I’m guessing Khan had similar motivations for approving a new pedestrian bridge linking Rotherhithe to Canary Wharf.

Then there are plans for two new cross-river rail links: a DLR extension from Gallions Reach to Thamesmead, and a London Overground one from Barking, to Abbey Wood via Barking Riverside and, yes, Thamesmead again.

These ones are basically housing policy in disguise: there are big opportunity areas on both sides of the river at that point, but not a lot has happened because they’re a right pain to get to. New transport links would make those new homes much more likely to happen.

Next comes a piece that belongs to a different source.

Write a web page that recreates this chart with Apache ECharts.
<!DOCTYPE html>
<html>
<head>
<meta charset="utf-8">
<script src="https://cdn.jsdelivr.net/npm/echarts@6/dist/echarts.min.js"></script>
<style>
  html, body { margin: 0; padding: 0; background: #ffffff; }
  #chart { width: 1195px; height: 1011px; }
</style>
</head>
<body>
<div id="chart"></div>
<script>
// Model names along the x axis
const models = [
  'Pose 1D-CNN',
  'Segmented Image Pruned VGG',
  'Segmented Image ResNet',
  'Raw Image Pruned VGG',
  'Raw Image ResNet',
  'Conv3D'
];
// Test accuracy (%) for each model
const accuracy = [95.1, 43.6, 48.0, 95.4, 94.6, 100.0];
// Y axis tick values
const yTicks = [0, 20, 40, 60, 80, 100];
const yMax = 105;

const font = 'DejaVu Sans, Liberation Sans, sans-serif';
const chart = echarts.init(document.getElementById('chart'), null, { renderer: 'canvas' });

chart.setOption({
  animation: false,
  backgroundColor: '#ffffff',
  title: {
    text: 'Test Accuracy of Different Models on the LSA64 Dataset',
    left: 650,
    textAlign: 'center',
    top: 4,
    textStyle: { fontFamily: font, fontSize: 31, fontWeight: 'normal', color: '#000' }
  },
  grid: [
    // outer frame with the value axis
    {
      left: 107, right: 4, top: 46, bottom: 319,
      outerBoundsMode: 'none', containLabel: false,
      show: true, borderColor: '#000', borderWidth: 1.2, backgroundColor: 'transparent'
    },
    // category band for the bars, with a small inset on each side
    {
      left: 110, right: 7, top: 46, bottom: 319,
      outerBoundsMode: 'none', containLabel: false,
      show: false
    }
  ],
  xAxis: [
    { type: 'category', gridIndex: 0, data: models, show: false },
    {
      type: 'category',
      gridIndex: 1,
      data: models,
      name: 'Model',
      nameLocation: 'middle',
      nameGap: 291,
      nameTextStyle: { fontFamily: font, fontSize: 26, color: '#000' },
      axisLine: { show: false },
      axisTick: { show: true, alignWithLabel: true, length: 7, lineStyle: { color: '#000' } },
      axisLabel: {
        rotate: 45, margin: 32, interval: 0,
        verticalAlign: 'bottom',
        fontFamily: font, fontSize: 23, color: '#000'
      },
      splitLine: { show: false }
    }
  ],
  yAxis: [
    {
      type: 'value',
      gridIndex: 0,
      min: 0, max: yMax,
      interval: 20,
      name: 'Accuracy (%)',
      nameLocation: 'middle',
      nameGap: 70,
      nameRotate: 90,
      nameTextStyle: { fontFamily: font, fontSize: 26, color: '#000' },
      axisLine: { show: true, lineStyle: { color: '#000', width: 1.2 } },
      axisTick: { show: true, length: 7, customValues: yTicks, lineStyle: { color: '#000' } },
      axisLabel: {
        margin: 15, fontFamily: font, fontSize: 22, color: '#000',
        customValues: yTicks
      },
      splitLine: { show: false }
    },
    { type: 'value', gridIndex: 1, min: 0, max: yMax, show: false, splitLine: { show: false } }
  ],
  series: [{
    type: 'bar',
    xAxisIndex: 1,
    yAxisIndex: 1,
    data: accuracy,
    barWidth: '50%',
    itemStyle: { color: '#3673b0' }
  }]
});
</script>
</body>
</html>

The selection of new crossings is rounded out by a new ferry link between Canary Wharf and North Greenwich. This one feels a bit of a cheat – there are already plenty of boats on that part of the river, and it’s not that difficult to do that journey by tube. In fact, I’m pretty sure what’s being proposed here is actually just a new pier at Wood Wharf, something that’s been on the table for ages. But hey, if you’re trying to get to a round number, I guess it counts.

Two notable absences from today’s announcement are the other two road crossings Transport for London were proposing under Khan’s predecessor, Boris Johnson (one at Gallions Reach, the other between Rainham and Belvedere). Whether this means they’re off, or just being de-emphasised for a bit, remains to be seen.

I’m not entirely convinced all these crossings will ever come off. It’s easy to announce things; much harder to actually get them built. There are still umpteen planning meetings to get through, and a lot of people really don’t want the Silvertown Tunnel.

But ambition is good, and knitting the two halves of east London together better is a good thing for a mayor to be ambitious about. So, huzzah.